• [Job]: Without the pictures, set down every line of the data exactly.
◆ ◆ ◆ ◆ ◆ ◆ ◆
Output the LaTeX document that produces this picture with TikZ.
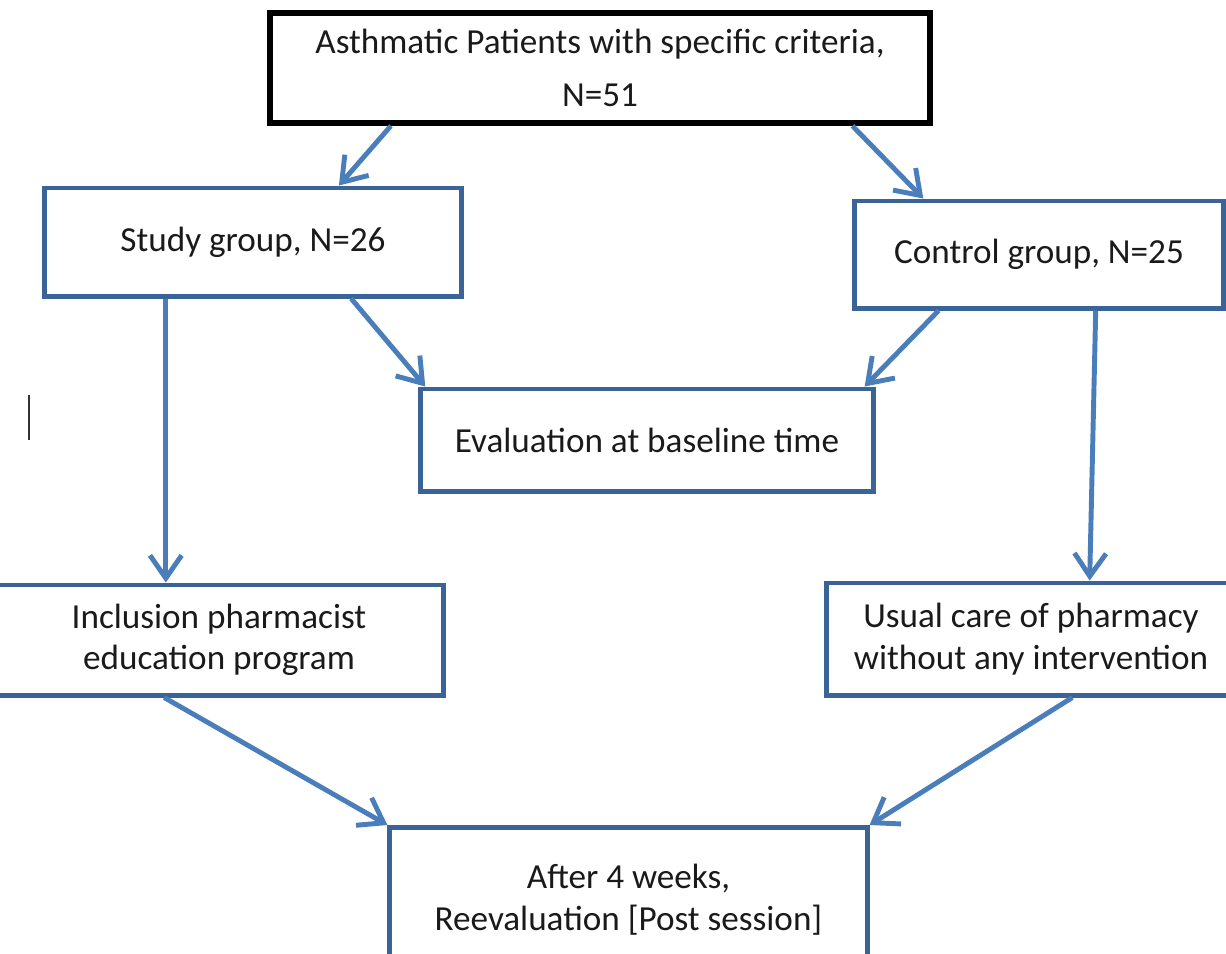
\documentclass[tikz,border=0pt]{standalone}
\usepackage{fontspec}
\setmainfont{Carlito}
\usetikzlibrary{arrows.meta,calc}
\definecolor{flowInk}{HTML}{1A1A1A}
\definecolor{flowBlue}{HTML}{4A7EBB}
\definecolor{flowBlueDark}{HTML}{3A6397}
\definecolor{flowCursor}{HTML}{333333}

\begin{document}
\begin{tikzpicture}[
  x=0.01cm, y=-0.01cm,
  font=\fontsize{10.0}{11.8}\selectfont,
  box/.style={draw=flowBlueDark,line width=1.4pt,fill=white,align=center,text=flowInk,inner sep=0pt},
  headbox/.style={box,draw=black,line width=1.6pt},
  arr/.style={-{Straight Barb[length=6.5pt,width=9pt]},line width=1.4pt,flowBlue}
]
  \useasboundingbox (0,0) rectangle (1226,953);
  \clip (0,0) rectangle (1226,953);

  % boxes
  \node[headbox,minimum width=6.60cm,minimum height=1.10cm] (head) at (600,68)
    {Asthmatic Patients with specific criteria,\\[3.2pt]N=51};
  \node[box,minimum width=4.16cm,minimum height=1.08cm] (study) at (253,242) {Study group, N=26};
  \node[box,minimum width=3.68cm,minimum height=1.07cm] (control) at (1039,254.5) {Control group, N=25};
  \node[box,minimum width=4.52cm,minimum height=1.02cm] (eval) at (647,440) {Evaluation at baseline time};
  \node[box,minimum width=4.48cm,minimum height=1.10cm] (incl) at (219,640)
    {Inclusion pharmacist\\education program};
  \node[box,minimum width=4.08cm,minimum height=1.12cm] (usual) at (1031,639)
    {Usual care of pharmacy\\without any intervention};
  \node[box,minimum width=4.77cm,anchor=north,inner ysep=0.37cm,text depth=1.2cm] (final) at (628.5,825)
    {After 4 weeks,\\Reevaluation [Post session]};

  % connectors
  \draw[arr] ($(head.south west)!0.186!(head.south east)$) -- ($(study.north west)!0.704!(study.north east)$);
  \draw[arr] ($(head.south west)!0.879!(head.south east)$) -- ($(control.north west)!0.19!(control.north east)$);
  \draw[arr] ($(study.south west)!0.293!(study.south east)$) coordinate (s1) -- (s1 |- incl.north);
  \draw[arr] ($(study.south west)!0.733!(study.south east)$) -- ($(eval.north west)!0.015!(eval.north east)$);
  \draw[arr] ($(control.south west)!0.231!(control.south east)$) -- ($(eval.north west)!0.976!(eval.north east)$);
  \draw[arr] ($(control.south west)!0.652!(control.south east)$) -- ($(usual.north west)!0.642!(usual.north east)$);
  \draw[arr] ($(incl.south west)!0.379!(incl.south east)$) -- (final.north west);
  \draw[arr] ($(usual.south west)!0.6!(usual.south east)$) -- (final.north east);

  % stray cursor mark
  \draw[flowCursor,line width=0.6pt] (29,395) -- (29,440);
\end{tikzpicture}
\end{document}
◆ ◆ ◆ ◆ ◆ ◆ ◆
• [Solution for this problem]:
Output the LaTeX document that produces this picture with TikZ.
\documentclass[tikz,border=0pt]{standalone}
\usepackage{fontspec}
\setmainfont{Carlito}
\usetikzlibrary{arrows.meta,calc}
\definecolor{flowInk}{HTML}{1A1A1A}
\definecolor{flowBlue}{HTML}{4A7EBB}
\definecolor{flowBlueDark}{HTML}{3A6397}
\definecolor{flowCursor}{HTML}{333333}

\begin{document}
\begin{tikzpicture}[
  x=0.01cm, y=-0.01cm,
  font=\fontsize{10.0}{11.8}\selectfont,
  box/.style={draw=flowBlueDark,line width=1.4pt,fill=white,align=center,text=flowInk,inner sep=0pt},
  headbox/.style={box,draw=black,line width=1.6pt},
  arr/.style={-{Straight Barb[length=6.5pt,width=9pt]},line width=1.4pt,flowBlue}
]
  \useasboundingbox (0,0) rectangle (1226,953);
  \clip (0,0) rectangle (1226,953);

  % boxes
  \node[headbox,minimum width=6.60cm,minimum height=1.10cm] (head) at (600,68)
    {Asthmatic Patients with specific criteria,\\[3.2pt]N=51};
  \node[box,minimum width=4.16cm,minimum height=1.08cm] (study) at (253,242) {Study group, N=26};
  \node[box,minimum width=3.68cm,minimum height=1.07cm] (control) at (1039,254.5) {Control group, N=25};
  \node[box,minimum width=4.52cm,minimum height=1.02cm] (eval) at (647,440) {Evaluation at baseline time};
  \node[box,minimum width=4.48cm,minimum height=1.10cm] (incl) at (219,640)
    {Inclusion pharmacist\\education program};
  \node[box,minimum width=4.08cm,minimum height=1.12cm] (usual) at (1031,639)
    {Usual care of pharmacy\\without any intervention};
  \node[box,minimum width=4.77cm,anchor=north,inner ysep=0.37cm,text depth=1.2cm] (final) at (628.5,825)
    {After 4 weeks,\\Reevaluation [Post session]};

  % connectors
  \draw[arr] ($(head.south west)!0.186!(head.south east)$) -- ($(study.north west)!0.704!(study.north east)$);
  \draw[arr] ($(head.south west)!0.879!(head.south east)$) -- ($(control.north west)!0.19!(control.north east)$);
  \draw[arr] ($(study.south west)!0.293!(study.south east)$) coordinate (s1) -- (s1 |- incl.north);
  \draw[arr] ($(study.south west)!0.733!(study.south east)$) -- ($(eval.north west)!0.015!(eval.north east)$);
  \draw[arr] ($(control.south west)!0.231!(control.south east)$) -- ($(eval.north west)!0.976!(eval.north east)$);
  \draw[arr] ($(control.south west)!0.652!(control.south east)$) -- ($(usual.north west)!0.642!(usual.north east)$);
  \draw[arr] ($(incl.south west)!0.379!(incl.south east)$) -- (final.north west);
  \draw[arr] ($(usual.south west)!0.6!(usual.south east)$) -- (final.north east);

  % stray cursor mark
  \draw[flowCursor,line width=0.6pt] (29,395) -- (29,440);
\end{tikzpicture}
\end{document}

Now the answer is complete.